- **Available records**
+++

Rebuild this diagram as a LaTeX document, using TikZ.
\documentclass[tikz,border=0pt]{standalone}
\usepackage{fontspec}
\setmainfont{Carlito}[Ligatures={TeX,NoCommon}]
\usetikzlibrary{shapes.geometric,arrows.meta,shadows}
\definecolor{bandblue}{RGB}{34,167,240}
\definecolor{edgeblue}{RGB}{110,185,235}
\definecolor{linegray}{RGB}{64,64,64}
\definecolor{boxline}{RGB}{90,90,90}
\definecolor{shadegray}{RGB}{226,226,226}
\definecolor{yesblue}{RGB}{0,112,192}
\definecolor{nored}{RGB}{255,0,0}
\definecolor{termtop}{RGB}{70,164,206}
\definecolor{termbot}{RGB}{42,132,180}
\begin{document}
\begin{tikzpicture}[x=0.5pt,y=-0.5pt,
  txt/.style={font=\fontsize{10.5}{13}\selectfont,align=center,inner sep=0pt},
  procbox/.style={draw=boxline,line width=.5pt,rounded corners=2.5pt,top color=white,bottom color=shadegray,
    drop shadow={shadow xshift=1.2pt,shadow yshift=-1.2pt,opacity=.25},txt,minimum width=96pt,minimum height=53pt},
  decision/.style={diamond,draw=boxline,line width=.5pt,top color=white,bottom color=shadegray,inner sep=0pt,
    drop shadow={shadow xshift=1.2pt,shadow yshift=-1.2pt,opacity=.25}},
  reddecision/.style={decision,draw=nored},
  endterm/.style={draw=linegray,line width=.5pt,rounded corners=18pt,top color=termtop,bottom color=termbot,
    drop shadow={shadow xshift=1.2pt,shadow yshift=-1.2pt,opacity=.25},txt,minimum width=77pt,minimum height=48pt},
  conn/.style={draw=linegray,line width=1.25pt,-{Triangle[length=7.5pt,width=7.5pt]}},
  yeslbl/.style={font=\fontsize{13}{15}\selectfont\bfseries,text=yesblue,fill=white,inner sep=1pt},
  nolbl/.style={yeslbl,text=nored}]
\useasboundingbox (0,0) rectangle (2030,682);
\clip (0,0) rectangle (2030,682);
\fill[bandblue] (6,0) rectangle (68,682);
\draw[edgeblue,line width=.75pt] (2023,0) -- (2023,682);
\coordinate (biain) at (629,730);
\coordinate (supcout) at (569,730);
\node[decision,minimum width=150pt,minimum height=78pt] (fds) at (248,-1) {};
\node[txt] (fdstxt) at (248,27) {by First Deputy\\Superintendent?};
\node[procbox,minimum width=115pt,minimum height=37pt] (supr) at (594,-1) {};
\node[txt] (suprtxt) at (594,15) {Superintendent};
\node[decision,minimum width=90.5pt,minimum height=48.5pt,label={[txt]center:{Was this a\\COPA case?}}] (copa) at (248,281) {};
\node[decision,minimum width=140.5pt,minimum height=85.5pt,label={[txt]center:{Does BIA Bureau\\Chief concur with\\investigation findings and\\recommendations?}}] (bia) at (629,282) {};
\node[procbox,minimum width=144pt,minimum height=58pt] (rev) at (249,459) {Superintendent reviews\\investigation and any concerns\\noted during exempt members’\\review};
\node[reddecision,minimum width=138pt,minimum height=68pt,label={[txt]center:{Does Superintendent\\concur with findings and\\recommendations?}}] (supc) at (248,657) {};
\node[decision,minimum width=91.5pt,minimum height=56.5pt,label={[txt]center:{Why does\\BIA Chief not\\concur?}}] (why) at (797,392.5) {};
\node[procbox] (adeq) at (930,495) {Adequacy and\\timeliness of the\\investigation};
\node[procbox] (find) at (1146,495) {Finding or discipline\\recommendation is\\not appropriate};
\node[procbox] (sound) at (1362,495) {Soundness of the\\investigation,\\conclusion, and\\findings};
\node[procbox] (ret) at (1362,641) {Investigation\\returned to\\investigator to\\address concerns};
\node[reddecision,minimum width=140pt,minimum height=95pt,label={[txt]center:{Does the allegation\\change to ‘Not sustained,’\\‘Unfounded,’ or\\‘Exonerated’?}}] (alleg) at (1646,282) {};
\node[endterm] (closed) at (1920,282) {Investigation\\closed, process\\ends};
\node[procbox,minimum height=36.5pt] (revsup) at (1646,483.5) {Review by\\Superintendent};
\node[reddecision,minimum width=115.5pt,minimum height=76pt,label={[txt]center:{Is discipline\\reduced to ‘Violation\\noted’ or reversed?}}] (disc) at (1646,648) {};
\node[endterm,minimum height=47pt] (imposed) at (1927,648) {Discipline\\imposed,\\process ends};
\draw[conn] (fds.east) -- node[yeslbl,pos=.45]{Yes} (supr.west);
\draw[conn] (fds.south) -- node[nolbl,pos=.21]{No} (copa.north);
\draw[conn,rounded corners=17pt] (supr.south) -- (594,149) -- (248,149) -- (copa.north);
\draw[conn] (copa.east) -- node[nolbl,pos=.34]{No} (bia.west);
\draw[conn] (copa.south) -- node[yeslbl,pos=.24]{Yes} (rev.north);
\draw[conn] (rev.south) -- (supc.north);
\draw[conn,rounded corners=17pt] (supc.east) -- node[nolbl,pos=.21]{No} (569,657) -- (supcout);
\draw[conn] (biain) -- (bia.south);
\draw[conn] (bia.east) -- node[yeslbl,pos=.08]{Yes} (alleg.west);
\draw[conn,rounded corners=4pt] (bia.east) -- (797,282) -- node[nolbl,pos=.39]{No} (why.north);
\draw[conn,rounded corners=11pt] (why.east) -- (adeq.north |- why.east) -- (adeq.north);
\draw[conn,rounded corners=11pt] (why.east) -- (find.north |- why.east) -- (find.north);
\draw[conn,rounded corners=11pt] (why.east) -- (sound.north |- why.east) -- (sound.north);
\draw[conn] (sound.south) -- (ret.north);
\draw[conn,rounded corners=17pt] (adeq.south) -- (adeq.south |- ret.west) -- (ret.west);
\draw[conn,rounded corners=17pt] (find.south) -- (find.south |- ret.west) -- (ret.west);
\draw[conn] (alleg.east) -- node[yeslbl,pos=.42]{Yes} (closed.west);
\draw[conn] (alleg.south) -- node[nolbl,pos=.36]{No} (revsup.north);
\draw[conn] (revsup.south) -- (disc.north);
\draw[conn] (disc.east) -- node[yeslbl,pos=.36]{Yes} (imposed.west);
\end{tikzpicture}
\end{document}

+++

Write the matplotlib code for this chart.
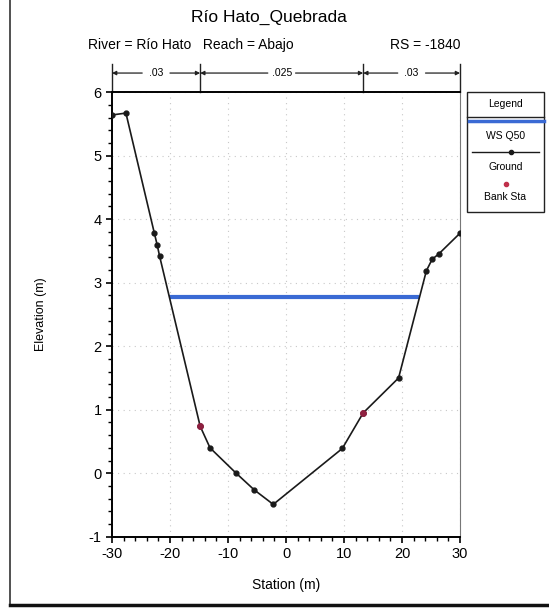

+++

- **Task goal**
Search the records above for the string "this". Copy every line that contains it.

- **Reply to the exercise**
Rebuild this diagram as a LaTeX document, using TikZ.
\node[decision,minimum width=90.5pt,minimum height=48.5pt,label={[txt]center:{Was this a\\COPA case?}}] (copa) at (248,281) {};
Write the matplotlib code for this chart.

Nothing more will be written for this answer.